The real estate market along the Front Range is competitive! As median home prices continue to rise, first-time homebuyers are faced with a number of options when selecting an appropriate down payment for their specific situation. With all these options, homebuyers should take the important first step to learn about these down payment opportunities.

Many buyers, especially first-timers, subscribe to some falsehoods, keeping them out of the game for much longer than necessary. For example, many have the misconception that you need a 20% down payment, or that sellers won’t accept gifted offers.

What is a down payment?

A down payment is the amount of money a buyer pays at closing to fund a home purchase, usually stated as a percentage of the total home price. The purpose of a down payment is to demonstrate personal involvement in the purchase of a house. It also protects the lender against possible losses in the event of default.

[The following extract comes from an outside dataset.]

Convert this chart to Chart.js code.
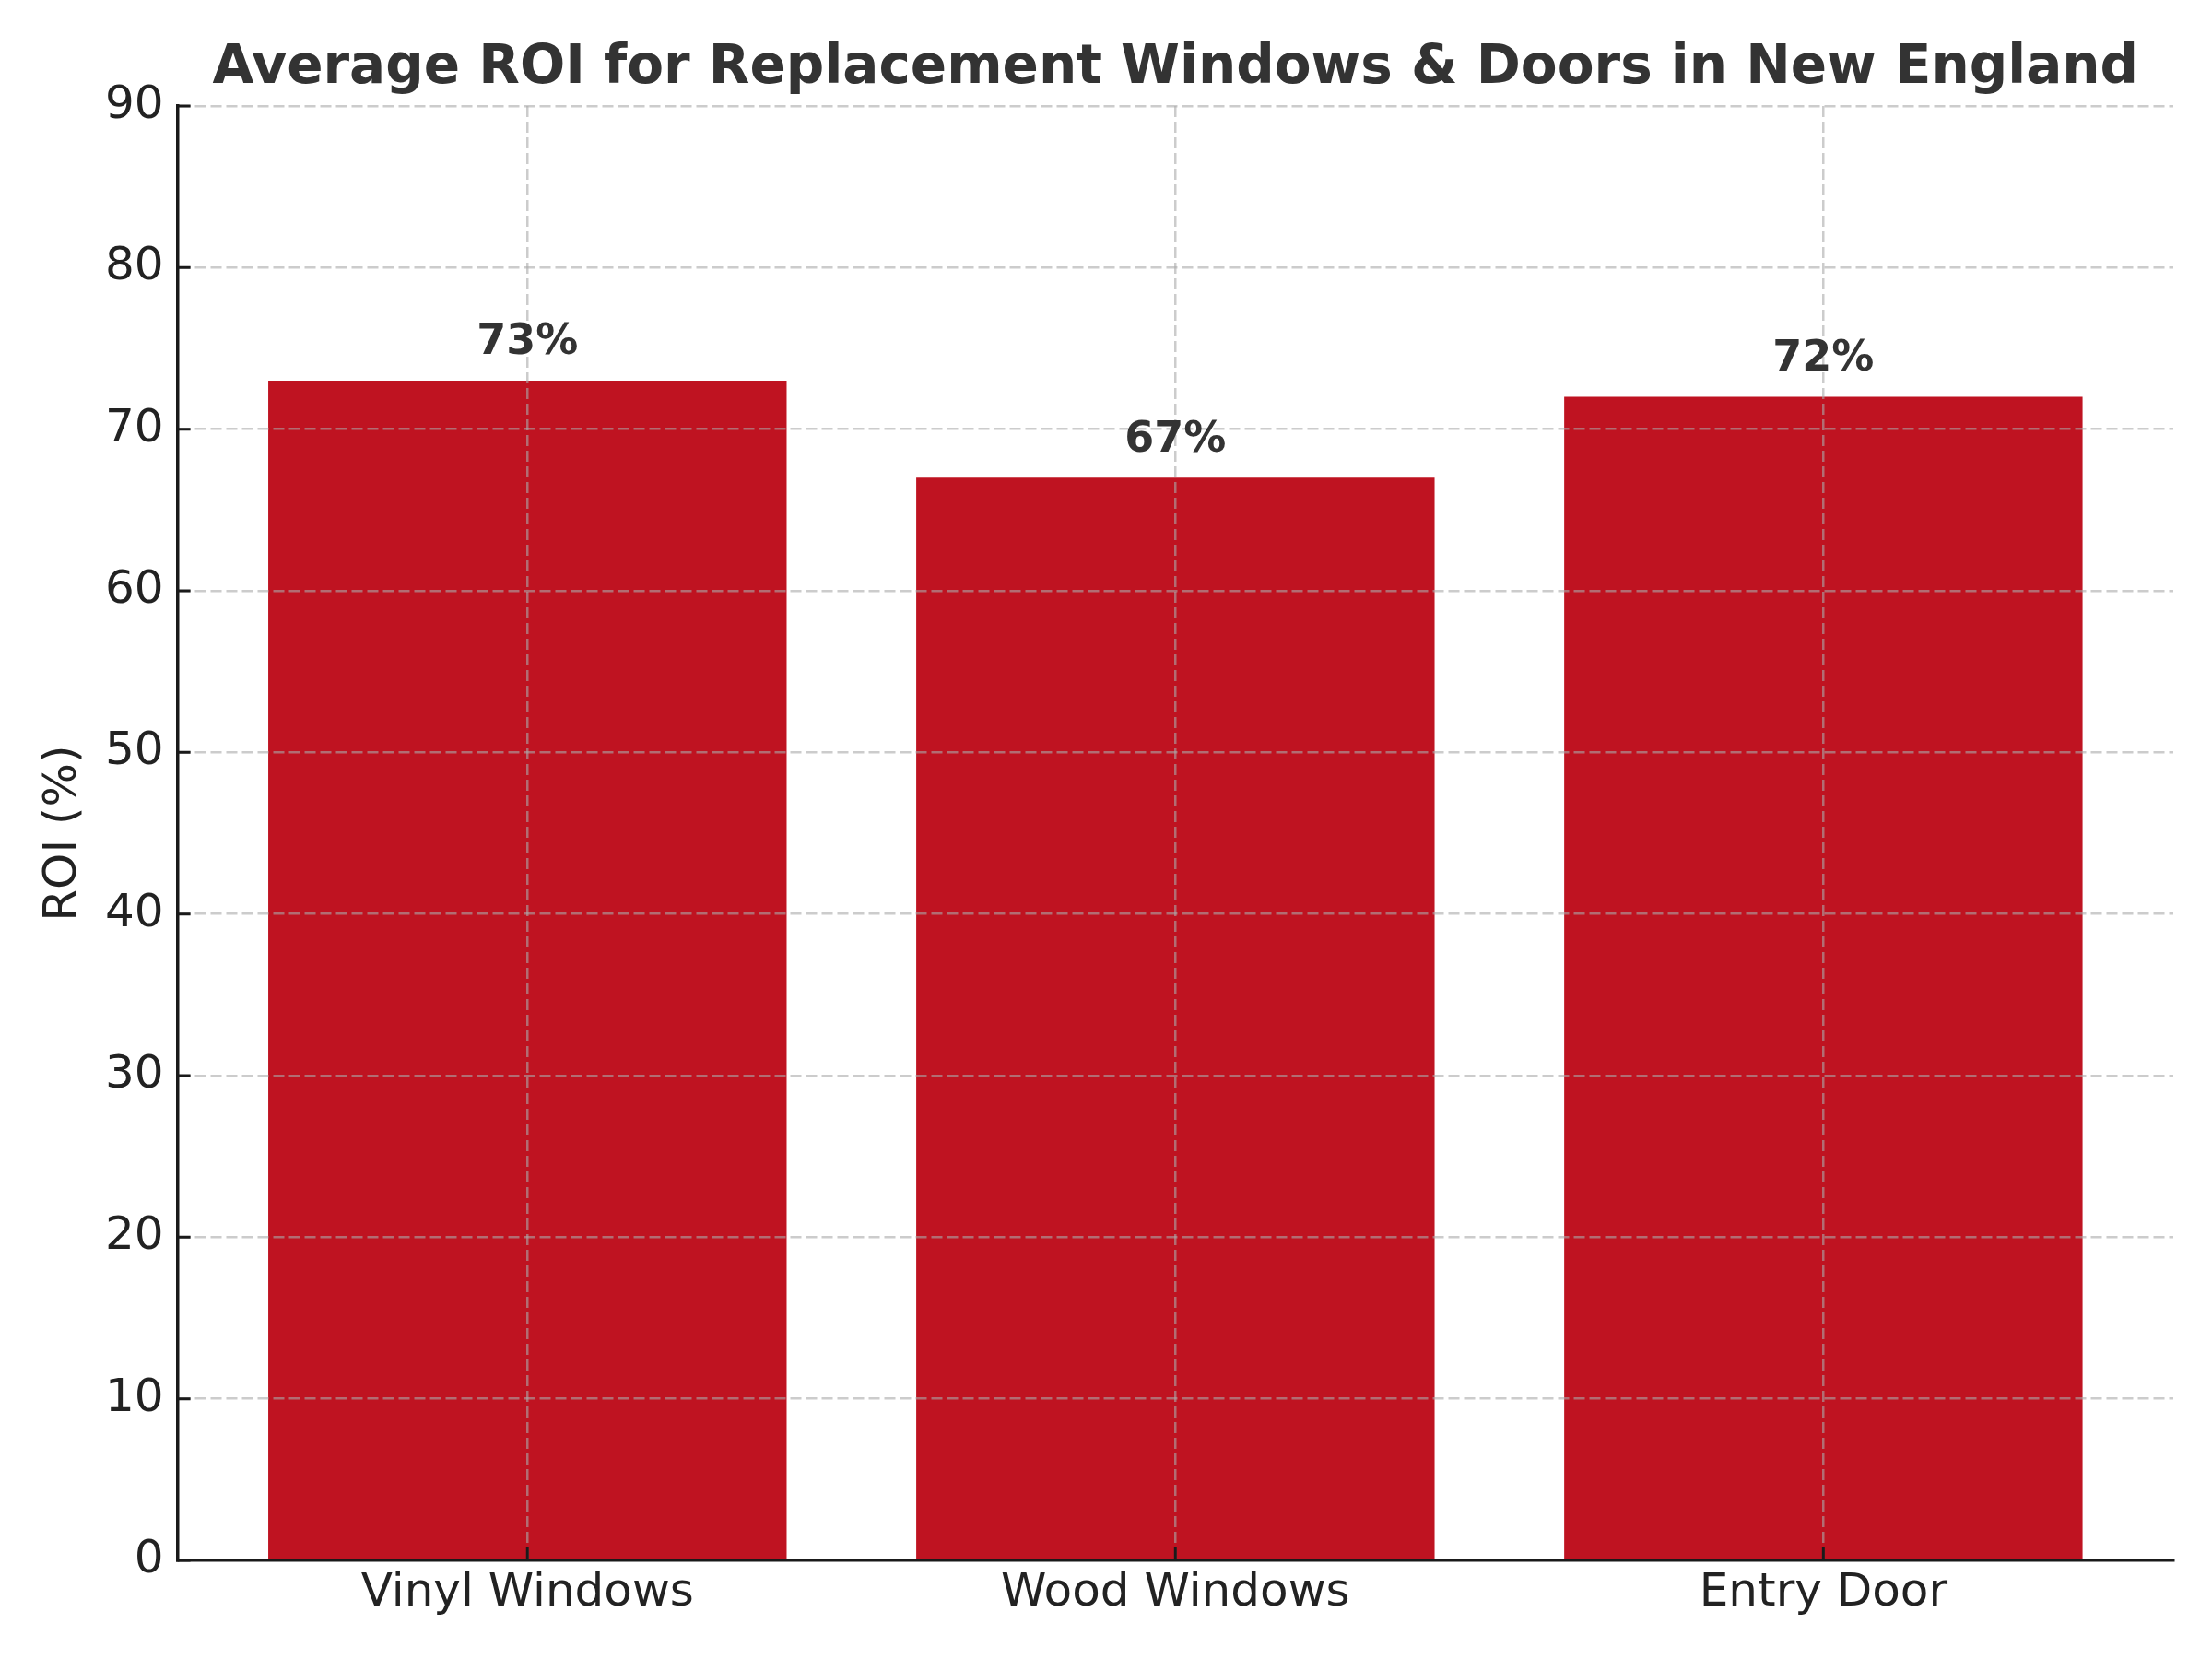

A 20 percent down payment is known as the standard down payment, giving the buyer instant equity in his or her home, greater buying power and lower monthly payments. Plus, it means you don’t need to purchase mortgage insurance. 20 percent isn’t the only option.

Alternatives to 20 percent down

The following are some down payment alternatives for homebuyers:

Three percent (or more) down payment

If you have limited funds for a down payment, your down payment can start at three percent down. In addition, all of these funds can be gifted from a relative. With down payments under 20 percent, the borrower pays private mortgage insurance (PMI) to insure the lender against losses in the event of foreclosure. The amount of coverage and premium are based on loan-to-value (LTV) and your credit score, with a maximum LTV of 97 percent. Payment options include a one-time mortgage insurance premium or monthly payments.

We’ve seen that the appreciation of homes in our area often outpace PMI. If you’re paying monthly, you can request an appraisal after two years. If the value of your home has gone up and the original LTV is now 80 percent, PMI may be removed (this is lender/investor dependent).

How much does PMI cost?

  • For every $100,000 in loan amount:
    • With three percent down, PMI would be approximately $690/year.
    • With five percent down, $400/year.
    • With 10 percent down, $290/year.
    • With 15 percent down: $190/year.